Notable Optional Equipment
Option packages for the 2012 Nissan Pathfinder SUV are limited to the LE and Silver Edition trims. The LE's Value Package adds a DVD player, 7.0-inch color monitor for rear passengers, rear-seat wireless headphones and power moonroof; also available is a moonroof and a DVD entertainment system for the Silver Edition. Stand-alone options include foglights, a hatch tent kit, side running boards, keypad entry and vehicle alarm.
Under the Hood
The 2012 Nissan Pathfinder SUV's standard 4.0-liter V6, which is a Nissan workhorse, is a powerful and torque-happy engine that's well suited to the needs of the average SUV owner. For those who need extra horsepower and towing ability, the optional 5.6-liter V8 is the obvious answer, adding an additional 100 pound-feet of torque and 44 more horsepower.
266 horsepower @ 5.600 rpm
288 lb-ft of torque @ 4,000 rpm
EPA city/highway fuel economy: 15/22 (2WD), 14/20 (4WD)
310 horsepower @ 5,200 rpm
388 lb-ft of torque @ 3,400 rpm
EPA city/highway fuel economy: 13/18 (4WD)

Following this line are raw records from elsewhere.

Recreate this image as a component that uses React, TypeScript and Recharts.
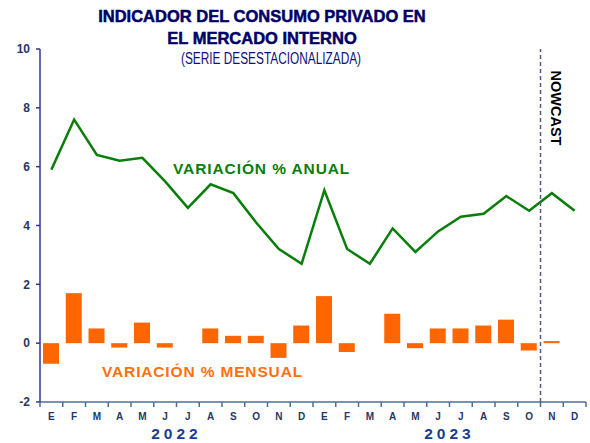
import { ComposedChart, Bar, Line, XAxis, YAxis, ReferenceLine } from 'recharts';

const categories = [
  'E-2022', 'F-2022', 'M-2022', 'A-2022', 'M2-2022', 'J-2022', 'J2-2022', 'A2-2022', 'S-2022', 'O-2022', 'N-2022', 'D-2022',
  'E-2023', 'F-2023', 'M-2023', 'A-2023', 'M2-2023', 'J-2023', 'J2-2023', 'A2-2023', 'S-2023', 'O-2023', 'N-2023', 'D-2023',
];
const monthLabels = ['E', 'F', 'M', 'A', 'M', 'J', 'J', 'A', 'S', 'O', 'N', 'D'];
const years = ['2022', '2023'];

// variación % anual (line)
const anual = [5.9, 7.6, 6.4, 6.2, 6.3, 5.5, 4.6, 5.4, 5.1, 4.1, 3.2, 2.7, 5.2, 3.2, 2.7, 3.9, 3.1, 3.8, 4.3, 4.4, 5.0, 4.5, 5.1, 4.5];
// variación % mensual (bars)
const mensual = [-0.7, 1.7, 0.5, -0.15, 0.7, -0.15, 0, 0.5, 0.25, 0.25, -0.5, 0.6, 1.6, -0.3, 0, 1.0, -0.17, 0.5, 0.5, 0.6, 0.8, -0.25, 0.07, 0];

const yTicks = [-2, 0, 2, 4, 6, 8, 10];

const data = categories.map((c, i) => ({ cat: c, anual: anual[i], mensual: mensual[i] }));

const NAVY = '#000066';
const AXIS_X = '#4f6d94';
const LABEL = '#1f3864';

const MonthTick = (props: any) => {
  const { x, y, payload, index } = props;
  const off = payload?.offset ?? 11.375;
  return (
    <g>
      <line x1={x - off} x2={x - off} y1={y} y2={y + 5} stroke={AXIS_X} strokeWidth={1.5} />
      {index === 23 && <line x1={x + off} x2={x + off} y1={y} y2={y + 5} stroke={AXIS_X} strokeWidth={1.5} />}
      <text x={x} y={y + 18} textAnchor="middle" fontSize={10} fontWeight="bold" fill={LABEL} fontFamily="Liberation Sans, Arial, sans-serif">
        {monthLabels[index % 12]}
      </text>
      {index % 12 === 6 && (
        <text x={x - off} y={y + 37} textAnchor="middle" fontSize={15.5} fontWeight="bold" fill="#183c94" letterSpacing={4} fontFamily="Liberation Sans, Arial, sans-serif">
          {years[Math.floor(index / 12)]}
        </text>
      )}
    </g>
  );
};

export default function App() {
  return (
    <div style={{ position: 'absolute', top: 0, left: 0, width: 590, height: 443, background: '#fff', fontFamily: 'Liberation Sans, Arial, sans-serif' }}>
      <div style={{ position: 'absolute', top: 5, left: 0, width: 524, textAlign: 'center', color: NAVY, fontWeight: 'bold', fontSize: 16.5, lineHeight: '22px', WebkitTextStroke: '0.5px #000066' }}>
        INDICADOR DEL CONSUMO PRIVADO EN<br />EL MERCADO INTERNO
      </div>
      <div style={{ position: 'absolute', top: 50, left: 141, width: 260, textAlign: 'center', color: '#10107a', fontSize: 16, whiteSpace: 'nowrap', transform: 'scaleX(0.74)' }}>
        (SERIE DESESTACIONALIZADA)
      </div>
      <ComposedChart width={590} height={443} data={data} margin={{ top: 49, right: 4, left: 0, bottom: 0 }}>
        <XAxis
          dataKey="cat"
          height={41}
          interval={0}
          tickLine={false}
          tickSize={0}
          tickMargin={0}
          axisLine={{ stroke: AXIS_X, strokeWidth: 1.5 }}
          tick={<MonthTick />}
        />
        <YAxis
          width={40}
          domain={[-2, 10]}
          ticks={yTicks}
          interval={0}
          tickSize={4}
          tickMargin={6}
          axisLine={{ stroke: '#333399', strokeWidth: 1.5 }}
          tickLine={{ stroke: '#333399', strokeWidth: 1.5 }}
          tick={{ fontSize: 12, fontWeight: 'bold', fill: LABEL, fontFamily: 'Liberation Sans, Arial, sans-serif' }}
        />
        <Bar dataKey="mensual" fill="#ff6600" barSize={16} isAnimationActive={false} />
        <Line dataKey="anual" stroke="#0a7d0a" strokeWidth={2.5} dot={false} isAnimationActive={false} />
        <ReferenceLine x="O-2023" position="end" stroke="#55558f" strokeWidth={1.5} strokeDasharray="4 3" />
      </ComposedChart>
      <div style={{ position: 'absolute', top: 160, left: 173, color: '#0a7d0a', fontWeight: 'bold', fontSize: 15.5, letterSpacing: 0.9, whiteSpace: 'nowrap' }}>
        VARIACIÓN % ANUAL
      </div>
      <div style={{ position: 'absolute', top: 363, left: 102, color: '#ff6f10', fontWeight: 'bold', fontSize: 15.5, letterSpacing: 0.85, whiteSpace: 'nowrap' }}>
        VARIACIÓN % MENSUAL
      </div>
      <div style={{ position: 'absolute', top: 100, left: 516, width: 80, textAlign: 'center', transform: 'rotate(90deg)', color: '#000', fontWeight: 'bold', fontSize: 14.5, whiteSpace: 'nowrap' }}>
        NOWCAST
      </div>
    </div>
  );
}
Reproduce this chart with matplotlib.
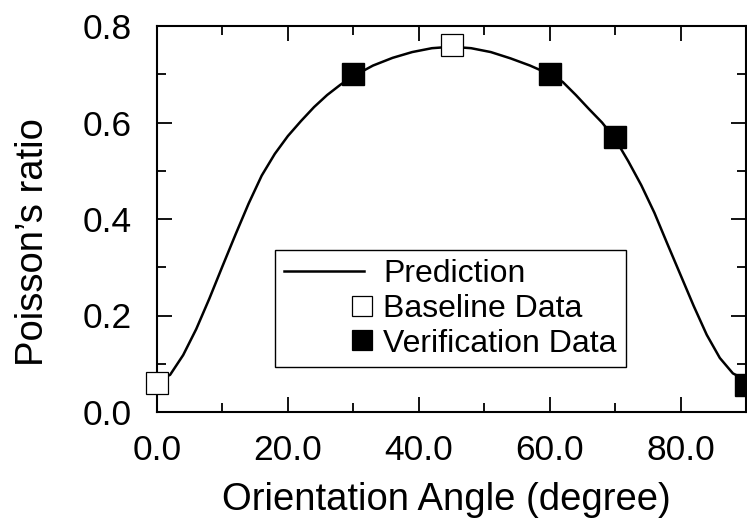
import matplotlib
matplotlib.use("Agg")
import matplotlib.pyplot as plt
from matplotlib.lines import Line2D
from matplotlib.ticker import MultipleLocator, FormatStrFormatter
from matplotlib.legend_handler import HandlerLine2D

plt.rcParams['font.family'] = ['Liberation Sans', 'DejaVu Sans']

# Prediction curve
pred_x = [0, 2, 4, 6, 8, 10, 12, 14, 16, 18, 20, 22, 24, 26, 28, 30, 33, 36,
          39, 42, 45, 48, 51, 54, 57, 60, 62, 64, 66, 68, 70, 72, 74, 76, 78,
          80, 82, 84, 86, 88, 90]
pred_y = [0.065, 0.077, 0.118, 0.172, 0.235, 0.302, 0.368, 0.432, 0.490,
          0.535, 0.572, 0.603, 0.632, 0.657, 0.678, 0.696, 0.718, 0.734,
          0.746, 0.754, 0.757, 0.754, 0.746, 0.733, 0.718, 0.700, 0.684,
          0.657, 0.628, 0.600, 0.566, 0.520, 0.470, 0.413, 0.348, 0.284,
          0.220, 0.160, 0.112, 0.080, 0.066]

# measured points
baseline_x = [0, 45]
baseline_y = [0.06, 0.76]
verif_x = [30, 60, 70, 90]
verif_y = [0.70, 0.70, 0.57, 0.055]

x_ticks = [0, 20, 40, 60, 80]
y_ticks = [0.0, 0.2, 0.4, 0.6, 0.8]


class RightMarkerHandler(HandlerLine2D):
    """Single square marker sitting at the right end of the handle slot."""

    def create_artists(self, legend, orig_handle, xdescent, ydescent,
                       width, height, fontsize, trans):
        y = (height - ydescent) / 2
        m = Line2D([width - xdescent - 0.05 * fontsize], [y], linestyle='none',
                   marker='s', markersize=14,
                   markerfacecolor=orig_handle.get_markerfacecolor(),
                   markeredgecolor='black', markeredgewidth=0.9)
        m.set_transform(trans)
        return [m]


fig = plt.figure(figsize=(7.47, 5.25), dpi=100)
ax = fig.add_axes([157 / 747, 1 - 412 / 525, (746 - 157) / 747, (412 - 26) / 525])

ax.plot(pred_x, pred_y, color='black', linewidth=1.8, label='Prediction',
        zorder=2, solid_joinstyle='round')
base_line, = ax.plot(baseline_x, baseline_y, linestyle='none', marker='s',
                     markersize=16, markerfacecolor='white',
                     markeredgecolor='black', markeredgewidth=0.9,
                     clip_on=False, zorder=3, label='Baseline Data')
verif_line, = ax.plot(verif_x, verif_y, linestyle='none', marker='s',
                      markersize=16, markerfacecolor='black',
                      markeredgecolor='black', clip_on=False, zorder=3,
                      label='Verification Data')

ax.set_xlim(0, 90)
ax.set_ylim(0, 0.8)
ax.set_xticks(x_ticks)
ax.set_yticks(y_ticks)
ax.xaxis.set_minor_locator(MultipleLocator(10))
ax.yaxis.set_minor_locator(MultipleLocator(0.1))
ax.xaxis.set_major_formatter(FormatStrFormatter('%.1f'))
ax.yaxis.set_major_formatter(FormatStrFormatter('%.1f'))

ax.tick_params(which='both', direction='in', top=True, right=True, width=1.3)
ax.tick_params(which='major', length=11, labelsize=25.5)
ax.tick_params(axis='x', which='major', pad=16)
ax.tick_params(axis='y', which='major', pad=18)
ax.tick_params(which='minor', length=6.5)
for sp in ax.spines.values():
    sp.set_linewidth(1.5)

leg = ax.legend(loc='upper left', bbox_to_anchor=(0.2007, 0.4197),
                borderaxespad=0, fontsize=23, frameon=True, fancybox=False,
                edgecolor='black', framealpha=1, handlelength=2.5,
                handletextpad=0.6, labelspacing=0.15, borderpad=0.28,
                handler_map={base_line: RightMarkerHandler(),
                             verif_line: RightMarkerHandler()})
leg.get_frame().set_linewidth(1.0)

fig.text(0.597, 1 - 510 / 525, 'Orientation Angle (degree)', fontsize=27.5,
         ha='center', va='baseline')
fig.text(33 / 747, 1 - 242 / 525, "Poisson\u2019s ratio", fontsize=27.5,
         rotation=90, ha='center', va='center')

fig.savefig('out.png', dpi=100)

Available in four main trim levels, S, SV, Silver Package and LE, the 2012 Nissan Pathfinder SUV's pricing is consistent with others in this category. Prices range from just over $29,000 for a base 2-wheel-drive S to nearly $48,000 for a nicely equipped 4-wheel-drive LE V8. Before you head out to buy a new Pathfinder, be sure to check out our Fair Purchase Price to see what consumers are currently paying for their new vehicles. The Pathfinder's resale value is expected to stay slightly higher than the Dodge Durango, remain on par with the Ford Explorer but fall short of the Honda Pilot and Toyota 4Runner.